Raya Martin and Adolf Alix's Manila starring Piolo Pascual, Aureus Solito's Busong with Alessandra De Rossi and Ralston Jover's Bakal Boys will be screened for free. Because of the popularity of the fest and the large number of audiences it attracts, make sure to go to Shang Cineplex at least an hour in advance. Free tickets are subject to the maximum capacity of the theaters and are given on a first come first served basis.
La Mariage À Troi opens on the bed of a naked couple at the break of dawn. Harriet (Julie Depardieu), a pert blonde, kisses a bald man Auguste (Pascal Greggory) to wake him up. He kisses her back but stops out of exasperation. When his eyes open he asks her, "How many times have you come here? You must free this house of your presence." Later in the morning Harriet returns with her producer Stephane (Louis-Do de Lencquesaing) and cast mate Theo (Louis Garrel). Auguste and Harriet pretend it's her first time in the chalet. After pleasantries, she says out loud to him, "What you write makes us alive." He whispers to her ear when no one else is looking, "You came here twice, miserable isn't it and painful. You and me, we transcend painful."
On a quaint chalet beside a river overlooking a green forest, cast members of an unfinished play converge to finalize casting and rehearse lines. Nothing is a simple in a French film. Steamy sex scenes between Harriet, a pert young blonde as lead actress, and the bald, wrinkled but fit Auguste seems unpalatable at first. That is until you realize the context of their relationship. Harriet is the ex wife of Auguste, neither of them can seem to really let go of their 'lust' for each other. Both of them have their own motives in their continued dalliances.
As the movie goes on, you realize why and how Auguste is attractive. He is a brilliant playwright who is as eloquent in the spoken word as he is in the written form. Pascal Greggory easily inhabits that persona of an irresistible 'beautiful mind.' Perhaps the role is partly autobiographical for writer director Jacques Doillon who has won awards at the Venice, Berlin and Cannes fests. One of which is the France Culture Award at Cannes for his 2003 film Raja.

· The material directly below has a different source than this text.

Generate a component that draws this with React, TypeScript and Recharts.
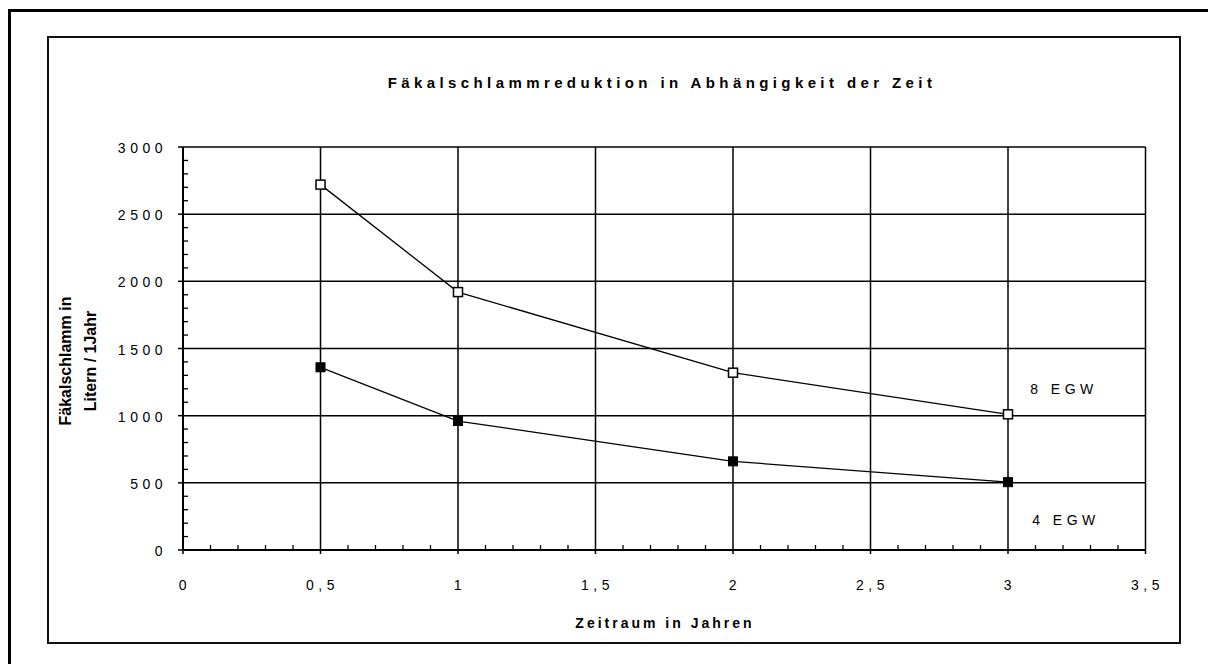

Harriet isn't the typical actress using her body to get what she wants. She knows how Auguste thinks and feels using that to her advantage. Julie Depardieu who plays her has transcended her illustrious parents' name (Gerard and Elisabeth Depardieu). Julie has won two Cesar awards. She is able to play the temptress role very convincingly manipulating the men in her life at will. She also seduces a young red head Fanny (Agathe Bonitzer) to suit her own purpose.
The film seems almost like a stage play, shot in one location relying on dialogue to push the story forward. One could easily stage the film to a play if desired. You only need a cast as skillful and magnetic to draw audiences in. La Mariage À Troi is definitely sexier than Roman Polanski's Carnage (Kate Winslet, Jodie Foster, Cristoph Waltz and John C. Reilly), which was based on a successful play.
In this film women are the ones who are making the real choices. Fanny even though she seems young and naïve, has a clear idea of what is sexually attractive to her. She repeatedly rejects the advances of the young actor Theo (Louis Garrel) even if he is far more physically attractive than Auguste. She says to Theo, "I see you as a girl. I like women and girls unlike you." The characters and dialogue are bitingly real because people really are complex in their emotions and relationships.